Plotting code records
——————

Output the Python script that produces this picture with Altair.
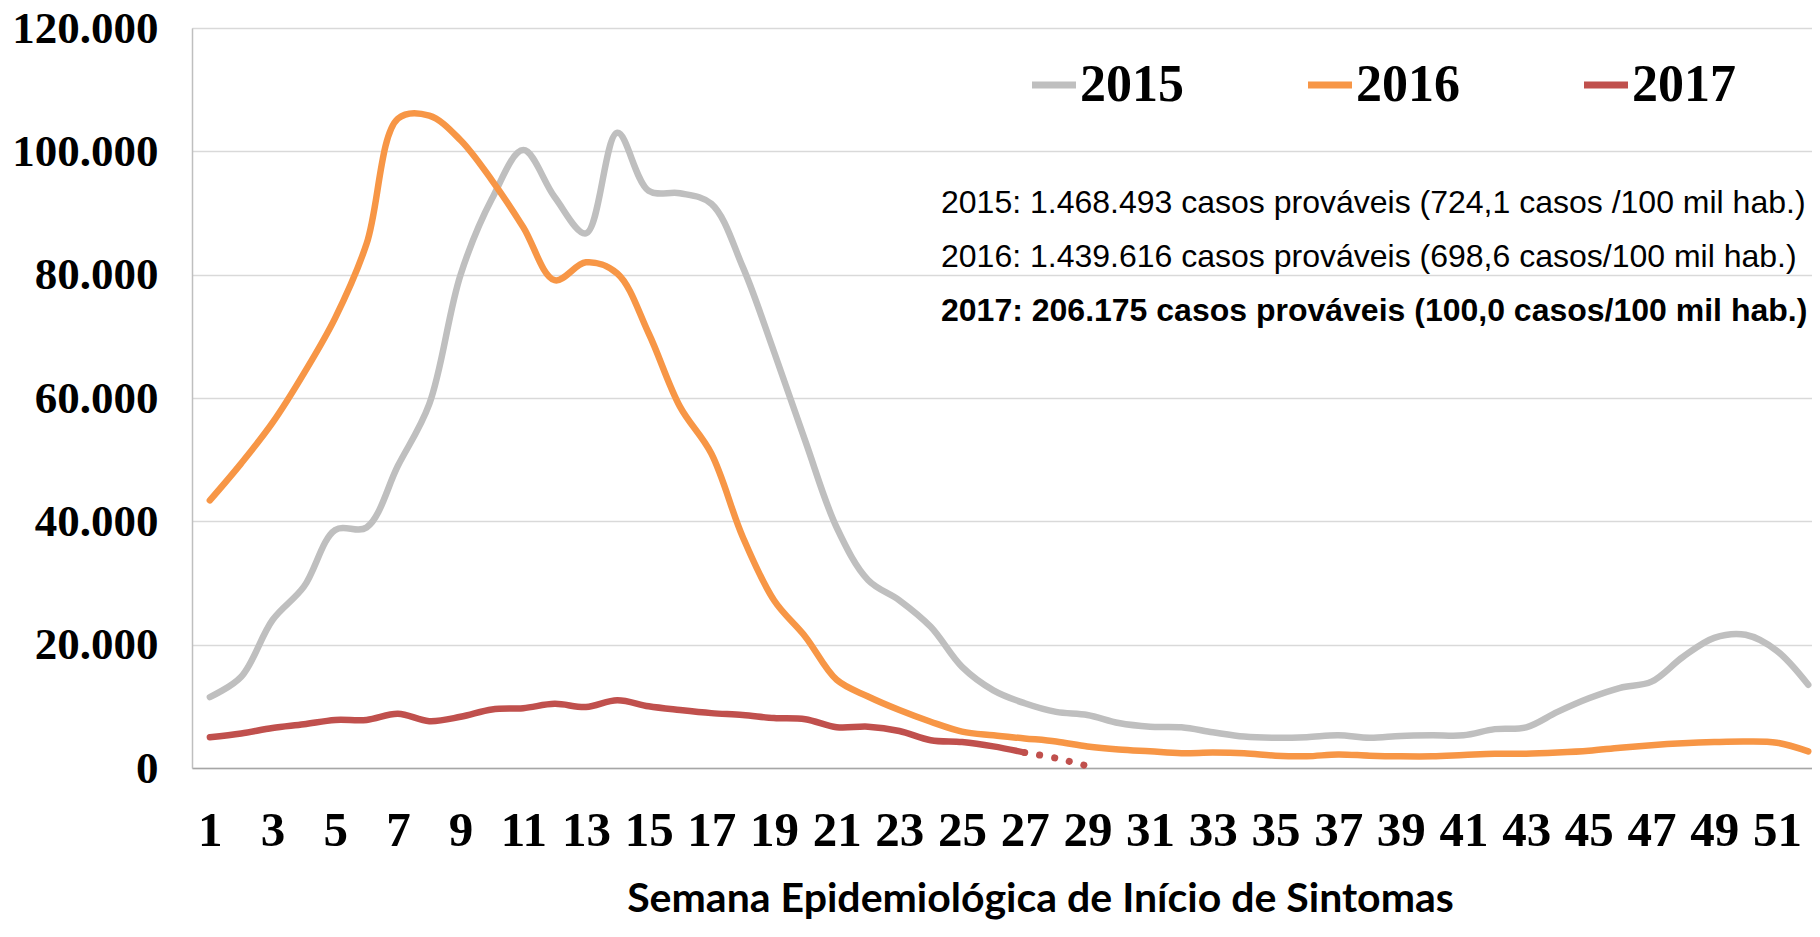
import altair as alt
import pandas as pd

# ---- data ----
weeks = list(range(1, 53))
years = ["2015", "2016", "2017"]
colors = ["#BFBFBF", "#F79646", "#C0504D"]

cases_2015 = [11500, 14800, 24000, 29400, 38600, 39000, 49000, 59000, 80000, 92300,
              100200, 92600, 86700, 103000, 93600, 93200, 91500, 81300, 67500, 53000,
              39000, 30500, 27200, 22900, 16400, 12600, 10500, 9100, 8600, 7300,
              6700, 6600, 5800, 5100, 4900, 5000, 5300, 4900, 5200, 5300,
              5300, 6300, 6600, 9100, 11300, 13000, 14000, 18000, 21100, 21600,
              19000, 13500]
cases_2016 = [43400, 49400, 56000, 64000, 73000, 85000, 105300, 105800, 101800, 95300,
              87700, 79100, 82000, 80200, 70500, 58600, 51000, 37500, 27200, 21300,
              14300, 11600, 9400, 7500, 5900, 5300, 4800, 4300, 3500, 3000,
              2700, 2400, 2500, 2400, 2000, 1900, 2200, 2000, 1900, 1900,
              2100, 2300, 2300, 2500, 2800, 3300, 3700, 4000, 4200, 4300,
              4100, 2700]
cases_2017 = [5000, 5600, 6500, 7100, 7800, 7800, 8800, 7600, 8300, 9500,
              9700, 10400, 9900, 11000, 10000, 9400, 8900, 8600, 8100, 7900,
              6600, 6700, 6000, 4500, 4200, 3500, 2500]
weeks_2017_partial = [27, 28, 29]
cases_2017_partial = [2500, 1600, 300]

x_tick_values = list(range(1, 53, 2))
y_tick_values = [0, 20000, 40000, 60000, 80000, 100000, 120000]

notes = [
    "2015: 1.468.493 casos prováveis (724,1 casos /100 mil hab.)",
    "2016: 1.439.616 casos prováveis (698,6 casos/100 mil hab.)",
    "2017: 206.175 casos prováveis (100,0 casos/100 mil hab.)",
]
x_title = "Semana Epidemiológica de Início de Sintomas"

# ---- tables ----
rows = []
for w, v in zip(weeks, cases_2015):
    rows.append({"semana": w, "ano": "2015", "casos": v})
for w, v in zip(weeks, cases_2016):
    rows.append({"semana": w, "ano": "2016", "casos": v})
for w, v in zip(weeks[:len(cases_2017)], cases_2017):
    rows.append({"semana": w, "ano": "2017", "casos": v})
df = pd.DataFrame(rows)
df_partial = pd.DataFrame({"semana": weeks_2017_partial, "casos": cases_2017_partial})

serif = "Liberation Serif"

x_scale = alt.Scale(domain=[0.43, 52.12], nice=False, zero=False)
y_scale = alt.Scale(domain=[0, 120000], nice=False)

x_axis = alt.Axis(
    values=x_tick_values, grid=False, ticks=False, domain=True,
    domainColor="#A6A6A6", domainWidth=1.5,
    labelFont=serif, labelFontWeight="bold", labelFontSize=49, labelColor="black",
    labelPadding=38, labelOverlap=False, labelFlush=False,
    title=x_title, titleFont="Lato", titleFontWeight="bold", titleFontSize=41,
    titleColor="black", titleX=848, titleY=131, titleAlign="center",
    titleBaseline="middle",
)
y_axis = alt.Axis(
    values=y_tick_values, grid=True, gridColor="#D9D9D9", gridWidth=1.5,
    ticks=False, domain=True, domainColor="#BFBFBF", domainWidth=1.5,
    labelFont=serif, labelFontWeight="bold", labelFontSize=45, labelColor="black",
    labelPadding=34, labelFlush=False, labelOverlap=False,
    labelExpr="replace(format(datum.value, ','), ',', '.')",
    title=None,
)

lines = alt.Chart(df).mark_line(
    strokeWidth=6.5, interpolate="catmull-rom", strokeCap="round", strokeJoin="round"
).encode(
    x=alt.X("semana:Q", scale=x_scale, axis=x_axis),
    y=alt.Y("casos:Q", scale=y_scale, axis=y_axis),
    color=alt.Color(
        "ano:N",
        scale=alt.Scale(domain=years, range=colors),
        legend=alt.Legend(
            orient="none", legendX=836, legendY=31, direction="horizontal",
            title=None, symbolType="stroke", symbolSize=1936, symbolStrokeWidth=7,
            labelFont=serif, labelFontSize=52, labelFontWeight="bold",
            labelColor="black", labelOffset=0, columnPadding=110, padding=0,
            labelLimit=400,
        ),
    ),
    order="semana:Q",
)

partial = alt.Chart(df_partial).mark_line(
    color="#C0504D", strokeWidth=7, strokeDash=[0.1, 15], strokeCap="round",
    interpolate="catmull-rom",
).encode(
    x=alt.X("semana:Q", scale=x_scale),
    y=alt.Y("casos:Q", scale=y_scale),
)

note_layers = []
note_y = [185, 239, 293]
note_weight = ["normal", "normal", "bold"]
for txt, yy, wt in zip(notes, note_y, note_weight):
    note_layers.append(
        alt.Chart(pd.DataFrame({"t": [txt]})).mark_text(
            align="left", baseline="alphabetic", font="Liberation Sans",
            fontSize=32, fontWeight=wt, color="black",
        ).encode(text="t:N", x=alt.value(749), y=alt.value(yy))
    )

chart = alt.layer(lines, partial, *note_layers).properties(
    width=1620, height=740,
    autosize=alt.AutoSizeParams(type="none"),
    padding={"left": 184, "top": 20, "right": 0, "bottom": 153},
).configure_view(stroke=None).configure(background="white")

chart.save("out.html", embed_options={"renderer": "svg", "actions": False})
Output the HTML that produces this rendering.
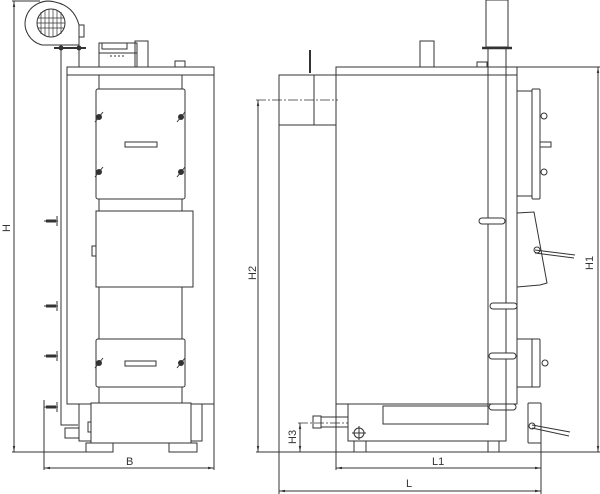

——————

The task:
Transcribe every entry word for word, but omit the pictures.

Answer:
Output the Python script that produces this picture with Altair.
import altair as alt
import pandas as pd

# ---- data ----
weeks = list(range(1, 53))
years = ["2015", "2016", "2017"]
colors = ["#BFBFBF", "#F79646", "#C0504D"]

cases_2015 = [11500, 14800, 24000, 29400, 38600, 39000, 49000, 59000, 80000, 92300,
              100200, 92600, 86700, 103000, 93600, 93200, 91500, 81300, 67500, 53000,
              39000, 30500, 27200, 22900, 16400, 12600, 10500, 9100, 8600, 7300,
              6700, 6600, 5800, 5100, 4900, 5000, 5300, 4900, 5200, 5300,
              5300, 6300, 6600, 9100, 11300, 13000, 14000, 18000, 21100, 21600,
              19000, 13500]
cases_2016 = [43400, 49400, 56000, 64000, 73000, 85000, 105300, 105800, 101800, 95300,
              87700, 79100, 82000, 80200, 70500, 58600, 51000, 37500, 27200, 21300,
              14300, 11600, 9400, 7500, 5900, 5300, 4800, 4300, 3500, 3000,
              2700, 2400, 2500, 2400, 2000, 1900, 2200, 2000, 1900, 1900,
              2100, 2300, 2300, 2500, 2800, 3300, 3700, 4000, 4200, 4300,
              4100, 2700]
cases_2017 = [5000, 5600, 6500, 7100, 7800, 7800, 8800, 7600, 8300, 9500,
              9700, 10400, 9900, 11000, 10000, 9400, 8900, 8600, 8100, 7900,
              6600, 6700, 6000, 4500, 4200, 3500, 2500]
weeks_2017_partial = [27, 28, 29]
cases_2017_partial = [2500, 1600, 300]

x_tick_values = list(range(1, 53, 2))
y_tick_values = [0, 20000, 40000, 60000, 80000, 100000, 120000]

notes = [
    "2015: 1.468.493 casos prováveis (724,1 casos /100 mil hab.)",
    "2016: 1.439.616 casos prováveis (698,6 casos/100 mil hab.)",
    "2017: 206.175 casos prováveis (100,0 casos/100 mil hab.)",
]
x_title = "Semana Epidemiológica de Início de Sintomas"

# ---- tables ----
rows = []
for w, v in zip(weeks, cases_2015):
    rows.append({"semana": w, "ano": "2015", "casos": v})
for w, v in zip(weeks, cases_2016):
    rows.append({"semana": w, "ano": "2016", "casos": v})
for w, v in zip(weeks[:len(cases_2017)], cases_2017):
    rows.append({"semana": w, "ano": "2017", "casos": v})
df = pd.DataFrame(rows)
df_partial = pd.DataFrame({"semana": weeks_2017_partial, "casos": cases_2017_partial})

serif = "Liberation Serif"

x_scale = alt.Scale(domain=[0.43, 52.12], nice=False, zero=False)
y_scale = alt.Scale(domain=[0, 120000], nice=False)

x_axis = alt.Axis(
    values=x_tick_values, grid=False, ticks=False, domain=True,
    domainColor="#A6A6A6", domainWidth=1.5,
    labelFont=serif, labelFontWeight="bold", labelFontSize=49, labelColor="black",
    labelPadding=38, labelOverlap=False, labelFlush=False,
    title=x_title, titleFont="Lato", titleFontWeight="bold", titleFontSize=41,
    titleColor="black", titleX=848, titleY=131, titleAlign="center",
    titleBaseline="middle",
)
y_axis = alt.Axis(
    values=y_tick_values, grid=True, gridColor="#D9D9D9", gridWidth=1.5,
    ticks=False, domain=True, domainColor="#BFBFBF", domainWidth=1.5,
    labelFont=serif, labelFontWeight="bold", labelFontSize=45, labelColor="black",
    labelPadding=34, labelFlush=False, labelOverlap=False,
    labelExpr="replace(format(datum.value, ','), ',', '.')",
    title=None,
)

lines = alt.Chart(df).mark_line(
    strokeWidth=6.5, interpolate="catmull-rom", strokeCap="round", strokeJoin="round"
).encode(
    x=alt.X("semana:Q", scale=x_scale, axis=x_axis),
    y=alt.Y("casos:Q", scale=y_scale, axis=y_axis),
    color=alt.Color(
        "ano:N",
        scale=alt.Scale(domain=years, range=colors),
        legend=alt.Legend(
            orient="none", legendX=836, legendY=31, direction="horizontal",
            title=None, symbolType="stroke", symbolSize=1936, symbolStrokeWidth=7,
            labelFont=serif, labelFontSize=52, labelFontWeight="bold",
            labelColor="black", labelOffset=0, columnPadding=110, padding=0,
            labelLimit=400,
        ),
    ),
    order="semana:Q",
)

partial = alt.Chart(df_partial).mark_line(
    color="#C0504D", strokeWidth=7, strokeDash=[0.1, 15], strokeCap="round",
    interpolate="catmull-rom",
).encode(
    x=alt.X("semana:Q", scale=x_scale),
    y=alt.Y("casos:Q", scale=y_scale),
)

note_layers = []
note_y = [185, 239, 293]
note_weight = ["normal", "normal", "bold"]
for txt, yy, wt in zip(notes, note_y, note_weight):
    note_layers.append(
        alt.Chart(pd.DataFrame({"t": [txt]})).mark_text(
            align="left", baseline="alphabetic", font="Liberation Sans",
            fontSize=32, fontWeight=wt, color="black",
        ).encode(text="t:N", x=alt.value(749), y=alt.value(yy))
    )

chart = alt.layer(lines, partial, *note_layers).properties(
    width=1620, height=740,
    autosize=alt.AutoSizeParams(type="none"),
    padding={"left": 184, "top": 20, "right": 0, "bottom": 153},
).configure_view(stroke=None).configure(background="white")

chart.save("out.html", embed_options={"renderer": "svg", "actions": False})
Output the HTML that produces this rendering.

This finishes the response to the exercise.